Friday, Saturday, and Sunday.

**Before I get started, We are celebrating my birthday this week by offering FREE SHIPPING in our Etsy Shop. Enter coupon code: MarensBirthday41 to get this offer.**

I started to post about how Timothy had a seizure yesterday in church during the choir (I’m IN the choir) concert. Which reminded me of the time he THREW UP during the Easter concert. Various congregation members ran to his assistance while I sat helplessly in the choir seats watching the drama play out. (one mom with 4 kids ran to the Janitor’s closet for towels and cleaner. Another mom with 4 kids, ran home to get her favorite barf cleaner and more towels. A third person, a young (25?) new (baby a few months old) dad, came back with a paper towel from the men’s room:))

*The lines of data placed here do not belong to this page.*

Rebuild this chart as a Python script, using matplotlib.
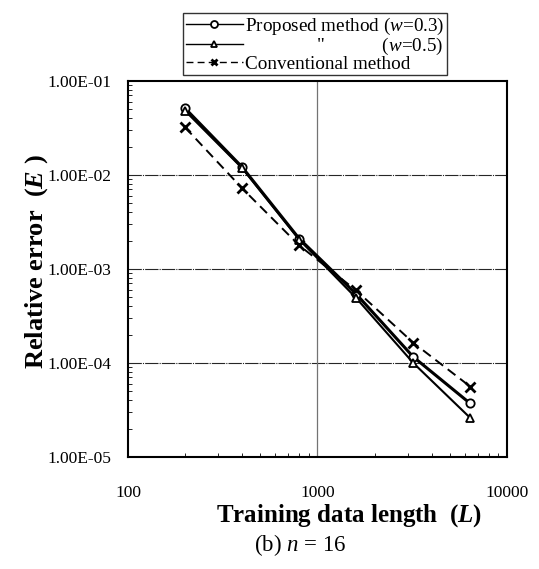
import matplotlib.pyplot as plt
from matplotlib.ticker import LogLocator, NullFormatter, FixedLocator

plt.rcParams['font.family'] = ['Liberation Serif', 'DejaVu Serif']
plt.rcParams['mathtext.fontset'] = 'custom'
plt.rcParams['mathtext.rm'] = 'Liberation Serif'
plt.rcParams['mathtext.it'] = 'Liberation Serif:italic'
plt.rcParams['mathtext.bf'] = 'Liberation Serif:bold'
plt.rcParams['mathtext.bfit'] = 'Liberation Serif:bold:italic'

# training data length
L = [200, 400, 800, 1600, 3200, 6400]

# relative error
err_w03 = [5.1e-2, 1.21e-2, 2.1e-3, 5.4e-4, 1.16e-4, 3.7e-5]
err_w05 = [4.8e-2, 1.18e-2, 2.05e-3, 4.9e-4, 1.0e-4, 2.6e-5]
err_conv = [3.2e-2, 7.2e-3, 1.78e-3, 5.9e-4, 1.64e-4, 5.6e-5]

yticks = [1e-5, 1e-4, 1e-3, 1e-2, 1e-1]
ytick_labels = ['1.00E-05', '1.00E-04', '1.00E-03', '1.00E-02', '1.00E-01']
xticks = [100, 1000, 10000]
xtick_labels = ['100', '1000', '10000']

fig = plt.figure(figsize=(5.39, 5.69), dpi=100)
ax = fig.add_axes([0.2375, 0.197, 0.703, 0.661])

l1, = ax.plot(L, err_w03, '-', color='black', lw=2.2, marker='o', ms=6,
              mfc='white', mec='black', mew=1.3, label='Proposed method ($w$=0.3)')
l2, = ax.plot(L, err_w05, '-', color='black', lw=1.5, marker='^', ms=6,
              mfc='white', mec='black', mew=1.3,
              label='               "            ($w$=0.5)')
l3, = ax.plot(L, err_conv, '--', color='black', lw=1.4, marker='x', ms=7,
              mec='black', mew=2, dashes=(5, 3), label='Conventional method')

ax.set_xscale('log')
ax.set_yscale('log')
ax.set_xlim(100, 10000)
ax.set_ylim(1e-5, 1e-1)

ax.yaxis.set_major_locator(FixedLocator(yticks))
ax.set_yticklabels(ytick_labels, fontsize=12.5)
ax.xaxis.set_major_locator(FixedLocator(xticks))
ax.set_xticklabels(xtick_labels, fontsize=12.5)
ax.yaxis.set_minor_locator(LogLocator(base=10, subs=range(2, 10)))
ax.xaxis.set_minor_locator(LogLocator(base=10, subs=range(2, 10)))
ax.yaxis.set_minor_formatter(NullFormatter())
ax.xaxis.set_minor_formatter(NullFormatter())

ax.tick_params(which='major', direction='in', length=0, pad=12)
ax.tick_params(axis='x', which='major', pad=20)
ax.tick_params(which='minor', direction='in', length=3, width=0.6)

# grid lines
for y in [1e-4, 1e-3, 1e-2]:
    ax.axhline(y, color='0.15', lw=0.8, ls=(0, (12, 1, 1, 1)), zorder=0)
ax.axvline(1000, color='0.45', lw=0.9, zorder=0)

for s in ax.spines.values():
    s.set_linewidth(1.5)

ax.set_xlabel('Training data length  ($\\mathbfit{L}$)', fontsize=18,
              fontweight='bold')
ax.set_ylabel('Relative error  ($\\mathbfit{E}$ )', fontsize=19,
              fontweight='bold')
ax.xaxis.set_label_coords(0.583, -0.12)
ax.yaxis.set_label_coords(-0.207, 0.519)

leg = fig.legend(handles=[l1, l2, l3], loc='upper left',
                 bbox_to_anchor=(0.339, 0.977), fontsize=13.8, frameon=True,
                 fancybox=False, edgecolor='black', borderpad=0.15,
                 labelspacing=-0.08, handlelength=3.0, handletextpad=0.1,
                 borderaxespad=0)
leg.get_frame().set_linewidth(1.0)
for h in leg.legend_handles:
    h.set_linewidth(1.0)
    h.set_markersize(5)

fig.text(0.557, 0.042, '(b) $n$ = 16', fontsize=16.5, ha='center', va='center')

fig.savefig('out.png', dpi=100)
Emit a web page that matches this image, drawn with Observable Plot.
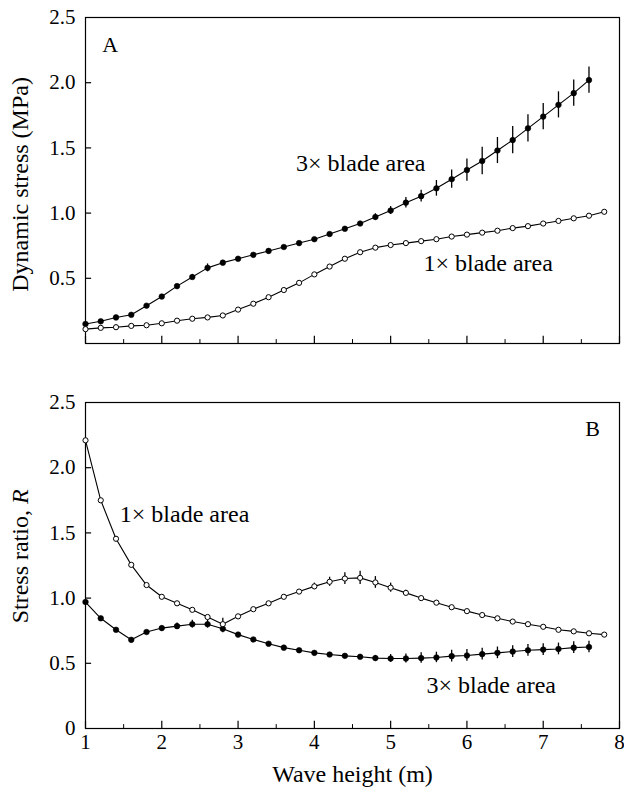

But then I was remembering how on Saturday, Blair and I were trying to wrap things up so we could have some ‘alone time’ if you know what i mean, but we were waiting for the text from our daughter for a ride home, prepping Easter dinner, and attempting to get other kids to give up and go to bed. When we had little kids, we were too tired for ‘Big Fun’ and the babies kept waking us up. Now, the kids stay up so late and stay out so late, we’re still too tired!

But then I remembered that we went to a wedding reception on Friday night. We don’t always get to these things, but this family is dear to me and I felt it was important. A lot of our neighbors and friends were there. One neighbor had made the wedding dress and another had made the bouquet. I love that. The sense of community and family I get from this area. Anyway, at one point, a friend of the wedding couple’s sang ‘The Way You Look Tonight’. It was so sweet, watching the couple dance and listening to him sing. They are so young. And they think nothing bad will ever happen to them, because they are so prepared and so fabulous. And if it does, why, they’ll just breeze right past it, for the same reasons. I mean, after all, what could possible happen to two gorgeous, happy, in love, wonderful people like us? And I remembered feeling that way at my wedding with Blair. Life was going to mean so much and be so much and we were going to have so much.  One good friend was standing by me, and I told her what I was thinking. She smiled and said, “Well, I can’t seem to give it up, after a false start, I have him.” She gave her husband, not her first, standing next her, an arm squeeze. Very happy and very much in love. 

Blair and I have certainly been through a lot. And we are still married and still in love. And if someone had told us what was coming, and they may have, but they were old and we were young, so ha ha! We knew that our life would be different, because we were so fabulous:)

So, I guess my point is, that somehow you have to have that. That sense that you and your sweetie are different, that your life will be fabulous because the two of you are fabulous. And your life will Rock. And someday, when the kids have moved out, you may actually have sex.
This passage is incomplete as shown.